• [Task brief]:
Pictures aside, repeat every entry exactly.

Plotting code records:
++++

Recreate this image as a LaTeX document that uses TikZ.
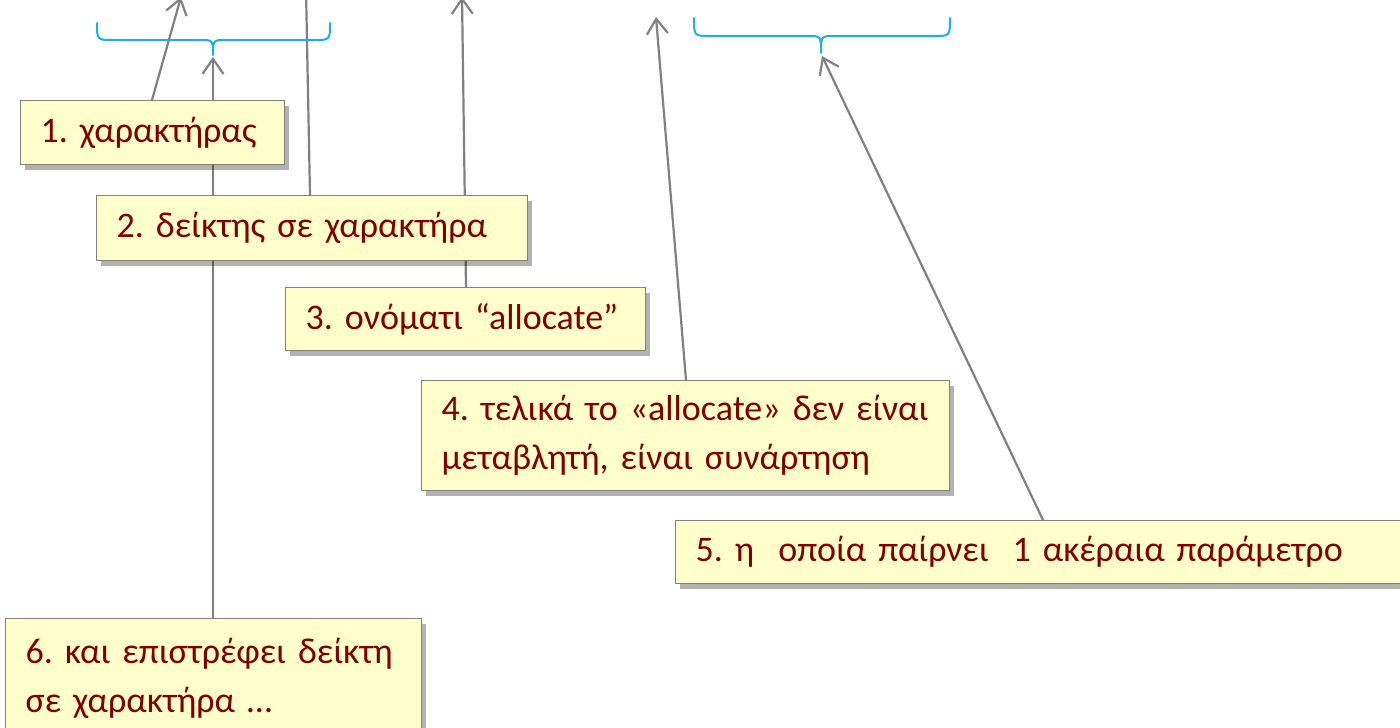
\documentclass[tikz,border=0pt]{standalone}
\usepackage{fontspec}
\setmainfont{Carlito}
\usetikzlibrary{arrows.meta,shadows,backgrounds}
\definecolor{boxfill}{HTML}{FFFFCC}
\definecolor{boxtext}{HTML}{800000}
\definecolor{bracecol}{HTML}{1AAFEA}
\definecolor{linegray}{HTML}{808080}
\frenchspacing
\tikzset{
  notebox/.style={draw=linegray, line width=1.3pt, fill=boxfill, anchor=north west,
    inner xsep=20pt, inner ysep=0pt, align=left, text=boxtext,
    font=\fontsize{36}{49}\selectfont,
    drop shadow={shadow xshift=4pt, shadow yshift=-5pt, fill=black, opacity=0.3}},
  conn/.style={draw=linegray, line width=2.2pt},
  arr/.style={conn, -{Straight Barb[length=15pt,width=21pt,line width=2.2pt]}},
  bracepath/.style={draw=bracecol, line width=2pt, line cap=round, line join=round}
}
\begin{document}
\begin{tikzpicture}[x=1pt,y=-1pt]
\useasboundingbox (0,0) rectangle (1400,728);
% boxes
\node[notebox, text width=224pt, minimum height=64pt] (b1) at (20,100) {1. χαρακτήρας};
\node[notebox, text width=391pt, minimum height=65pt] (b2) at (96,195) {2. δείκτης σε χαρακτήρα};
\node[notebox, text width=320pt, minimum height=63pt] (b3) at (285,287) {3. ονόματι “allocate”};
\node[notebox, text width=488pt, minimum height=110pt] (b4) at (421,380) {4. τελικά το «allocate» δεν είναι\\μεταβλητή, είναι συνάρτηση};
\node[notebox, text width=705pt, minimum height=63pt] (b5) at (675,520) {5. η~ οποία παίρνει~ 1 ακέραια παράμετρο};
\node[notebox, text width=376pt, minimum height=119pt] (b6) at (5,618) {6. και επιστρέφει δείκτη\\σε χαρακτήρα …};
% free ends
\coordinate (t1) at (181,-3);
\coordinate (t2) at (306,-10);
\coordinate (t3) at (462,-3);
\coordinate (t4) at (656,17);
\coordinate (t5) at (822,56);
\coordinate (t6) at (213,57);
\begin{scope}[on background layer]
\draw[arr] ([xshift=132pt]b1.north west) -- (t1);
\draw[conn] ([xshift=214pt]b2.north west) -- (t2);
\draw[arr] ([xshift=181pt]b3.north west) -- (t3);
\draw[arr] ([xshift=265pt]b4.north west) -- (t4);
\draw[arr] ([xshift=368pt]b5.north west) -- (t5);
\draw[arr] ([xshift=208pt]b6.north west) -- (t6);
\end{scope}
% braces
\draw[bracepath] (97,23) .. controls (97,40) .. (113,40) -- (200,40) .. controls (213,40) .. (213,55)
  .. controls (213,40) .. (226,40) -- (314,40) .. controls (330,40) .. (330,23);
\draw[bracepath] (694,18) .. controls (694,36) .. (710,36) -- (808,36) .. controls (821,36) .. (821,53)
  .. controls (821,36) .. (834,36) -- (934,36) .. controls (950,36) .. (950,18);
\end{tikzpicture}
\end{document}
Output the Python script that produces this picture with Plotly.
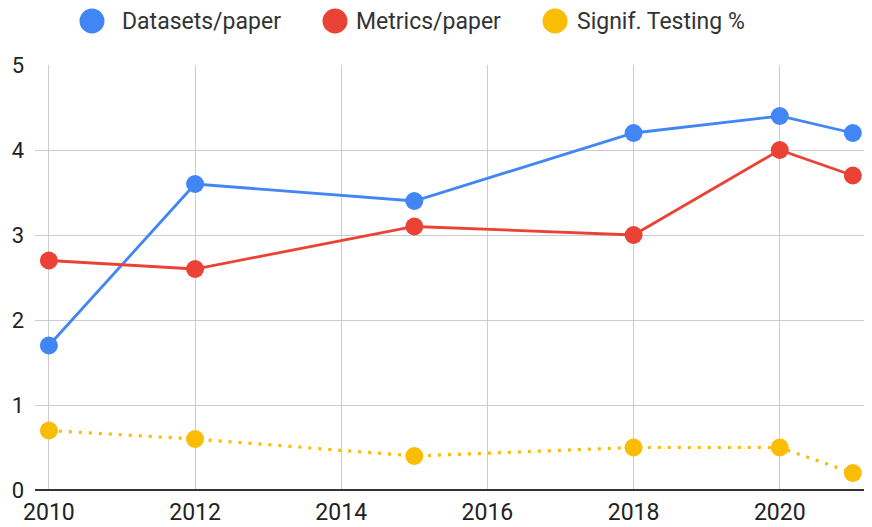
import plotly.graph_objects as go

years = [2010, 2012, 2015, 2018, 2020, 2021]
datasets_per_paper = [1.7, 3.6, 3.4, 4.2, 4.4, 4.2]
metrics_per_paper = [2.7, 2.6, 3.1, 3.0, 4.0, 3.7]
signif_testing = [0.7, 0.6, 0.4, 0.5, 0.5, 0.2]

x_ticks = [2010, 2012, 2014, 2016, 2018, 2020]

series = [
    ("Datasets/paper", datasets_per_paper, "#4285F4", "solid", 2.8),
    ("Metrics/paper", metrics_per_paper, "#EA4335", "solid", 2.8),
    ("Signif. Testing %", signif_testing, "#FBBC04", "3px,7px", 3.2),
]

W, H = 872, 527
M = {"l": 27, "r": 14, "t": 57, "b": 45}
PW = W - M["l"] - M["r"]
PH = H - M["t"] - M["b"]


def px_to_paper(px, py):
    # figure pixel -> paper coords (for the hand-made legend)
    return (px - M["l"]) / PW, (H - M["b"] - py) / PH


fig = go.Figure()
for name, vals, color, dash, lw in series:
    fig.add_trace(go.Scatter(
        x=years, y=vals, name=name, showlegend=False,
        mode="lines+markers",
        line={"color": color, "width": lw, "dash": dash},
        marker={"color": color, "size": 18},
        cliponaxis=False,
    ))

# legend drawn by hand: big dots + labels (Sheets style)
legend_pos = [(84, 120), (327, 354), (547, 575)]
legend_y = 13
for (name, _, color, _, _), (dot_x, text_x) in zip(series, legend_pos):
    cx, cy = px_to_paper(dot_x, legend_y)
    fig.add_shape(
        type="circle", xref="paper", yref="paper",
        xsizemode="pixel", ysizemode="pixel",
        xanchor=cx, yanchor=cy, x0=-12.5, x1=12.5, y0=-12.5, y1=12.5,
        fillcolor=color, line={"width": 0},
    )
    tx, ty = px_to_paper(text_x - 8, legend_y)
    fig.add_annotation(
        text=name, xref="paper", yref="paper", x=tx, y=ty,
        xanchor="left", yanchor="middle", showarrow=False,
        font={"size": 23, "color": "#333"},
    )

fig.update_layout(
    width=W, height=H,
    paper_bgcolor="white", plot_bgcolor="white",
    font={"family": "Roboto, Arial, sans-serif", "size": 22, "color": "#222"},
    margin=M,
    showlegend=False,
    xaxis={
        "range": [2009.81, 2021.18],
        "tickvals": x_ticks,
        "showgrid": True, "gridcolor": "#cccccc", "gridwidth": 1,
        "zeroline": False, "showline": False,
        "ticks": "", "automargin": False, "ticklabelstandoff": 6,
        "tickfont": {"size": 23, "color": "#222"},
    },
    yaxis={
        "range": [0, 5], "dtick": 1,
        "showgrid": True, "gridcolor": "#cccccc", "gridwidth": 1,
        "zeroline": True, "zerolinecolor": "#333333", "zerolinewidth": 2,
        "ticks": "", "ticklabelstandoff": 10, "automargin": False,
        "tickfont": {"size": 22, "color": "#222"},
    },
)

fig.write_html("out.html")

++++

• [Answer to the exercise]:
Recreate this image as a LaTeX document that uses TikZ.
\documentclass[tikz,border=0pt]{standalone}
\usepackage{fontspec}
\setmainfont{Carlito}
\usetikzlibrary{arrows.meta,shadows,backgrounds}
\definecolor{boxfill}{HTML}{FFFFCC}
\definecolor{boxtext}{HTML}{800000}
\definecolor{bracecol}{HTML}{1AAFEA}
\definecolor{linegray}{HTML}{808080}
\frenchspacing
\tikzset{
  notebox/.style={draw=linegray, line width=1.3pt, fill=boxfill, anchor=north west,
    inner xsep=20pt, inner ysep=0pt, align=left, text=boxtext,
    font=\fontsize{36}{49}\selectfont,
    drop shadow={shadow xshift=4pt, shadow yshift=-5pt, fill=black, opacity=0.3}},
  conn/.style={draw=linegray, line width=2.2pt},
  arr/.style={conn, -{Straight Barb[length=15pt,width=21pt,line width=2.2pt]}},
  bracepath/.style={draw=bracecol, line width=2pt, line cap=round, line join=round}
}
\begin{document}
\begin{tikzpicture}[x=1pt,y=-1pt]
\useasboundingbox (0,0) rectangle (1400,728);
% boxes
\node[notebox, text width=224pt, minimum height=64pt] (b1) at (20,100) {1. χαρακτήρας};
\node[notebox, text width=391pt, minimum height=65pt] (b2) at (96,195) {2. δείκτης σε χαρακτήρα};
\node[notebox, text width=320pt, minimum height=63pt] (b3) at (285,287) {3. ονόματι “allocate”};
\node[notebox, text width=488pt, minimum height=110pt] (b4) at (421,380) {4. τελικά το «allocate» δεν είναι\\μεταβλητή, είναι συνάρτηση};
\node[notebox, text width=705pt, minimum height=63pt] (b5) at (675,520) {5. η~ οποία παίρνει~ 1 ακέραια παράμετρο};
\node[notebox, text width=376pt, minimum height=119pt] (b6) at (5,618) {6. και επιστρέφει δείκτη\\σε χαρακτήρα …};
% free ends
\coordinate (t1) at (181,-3);
\coordinate (t2) at (306,-10);
\coordinate (t3) at (462,-3);
\coordinate (t4) at (656,17);
\coordinate (t5) at (822,56);
\coordinate (t6) at (213,57);
\begin{scope}[on background layer]
\draw[arr] ([xshift=132pt]b1.north west) -- (t1);
\draw[conn] ([xshift=214pt]b2.north west) -- (t2);
\draw[arr] ([xshift=181pt]b3.north west) -- (t3);
\draw[arr] ([xshift=265pt]b4.north west) -- (t4);
\draw[arr] ([xshift=368pt]b5.north west) -- (t5);
\draw[arr] ([xshift=208pt]b6.north west) -- (t6);
\end{scope}
% braces
\draw[bracepath] (97,23) .. controls (97,40) .. (113,40) -- (200,40) .. controls (213,40) .. (213,55)
  .. controls (213,40) .. (226,40) -- (314,40) .. controls (330,40) .. (330,23);
\draw[bracepath] (694,18) .. controls (694,36) .. (710,36) -- (808,36) .. controls (821,36) .. (821,53)
  .. controls (821,36) .. (834,36) -- (934,36) .. controls (950,36) .. (950,18);
\end{tikzpicture}
\end{document}
Output the Python script that produces this picture with Plotly.
import plotly.graph_objects as go

years = [2010, 2012, 2015, 2018, 2020, 2021]
datasets_per_paper = [1.7, 3.6, 3.4, 4.2, 4.4, 4.2]
metrics_per_paper = [2.7, 2.6, 3.1, 3.0, 4.0, 3.7]
signif_testing = [0.7, 0.6, 0.4, 0.5, 0.5, 0.2]

x_ticks = [2010, 2012, 2014, 2016, 2018, 2020]

series = [
    ("Datasets/paper", datasets_per_paper, "#4285F4", "solid", 2.8),
    ("Metrics/paper", metrics_per_paper, "#EA4335", "solid", 2.8),
    ("Signif. Testing %", signif_testing, "#FBBC04", "3px,7px", 3.2),
]

W, H = 872, 527
M = {"l": 27, "r": 14, "t": 57, "b": 45}
PW = W - M["l"] - M["r"]
PH = H - M["t"] - M["b"]


def px_to_paper(px, py):
    # figure pixel -> paper coords (for the hand-made legend)
    return (px - M["l"]) / PW, (H - M["b"] - py) / PH


fig = go.Figure()
for name, vals, color, dash, lw in series:
    fig.add_trace(go.Scatter(
        x=years, y=vals, name=name, showlegend=False,
        mode="lines+markers",
        line={"color": color, "width": lw, "dash": dash},
        marker={"color": color, "size": 18},
        cliponaxis=False,
    ))

# legend drawn by hand: big dots + labels (Sheets style)
legend_pos = [(84, 120), (327, 354), (547, 575)]
legend_y = 13
for (name, _, color, _, _), (dot_x, text_x) in zip(series, legend_pos):
    cx, cy = px_to_paper(dot_x, legend_y)
    fig.add_shape(
        type="circle", xref="paper", yref="paper",
        xsizemode="pixel", ysizemode="pixel",
        xanchor=cx, yanchor=cy, x0=-12.5, x1=12.5, y0=-12.5, y1=12.5,
        fillcolor=color, line={"width": 0},
    )
    tx, ty = px_to_paper(text_x - 8, legend_y)
    fig.add_annotation(
        text=name, xref="paper", yref="paper", x=tx, y=ty,
        xanchor="left", yanchor="middle", showarrow=False,
        font={"size": 23, "color": "#333"},
    )

fig.update_layout(
    width=W, height=H,
    paper_bgcolor="white", plot_bgcolor="white",
    font={"family": "Roboto, Arial, sans-serif", "size": 22, "color": "#222"},
    margin=M,
    showlegend=False,
    xaxis={
        "range": [2009.81, 2021.18],
        "tickvals": x_ticks,
        "showgrid": True, "gridcolor": "#cccccc", "gridwidth": 1,
        "zeroline": False, "showline": False,
        "ticks": "", "automargin": False, "ticklabelstandoff": 6,
        "tickfont": {"size": 23, "color": "#222"},
    },
    yaxis={
        "range": [0, 5], "dtick": 1,
        "showgrid": True, "gridcolor": "#cccccc", "gridwidth": 1,
        "zeroline": True, "zerolinecolor": "#333333", "zerolinewidth": 2,
        "ticks": "", "ticklabelstandoff": 10, "automargin": False,
        "tickfont": {"size": 22, "color": "#222"},
    },
)

fig.write_html("out.html")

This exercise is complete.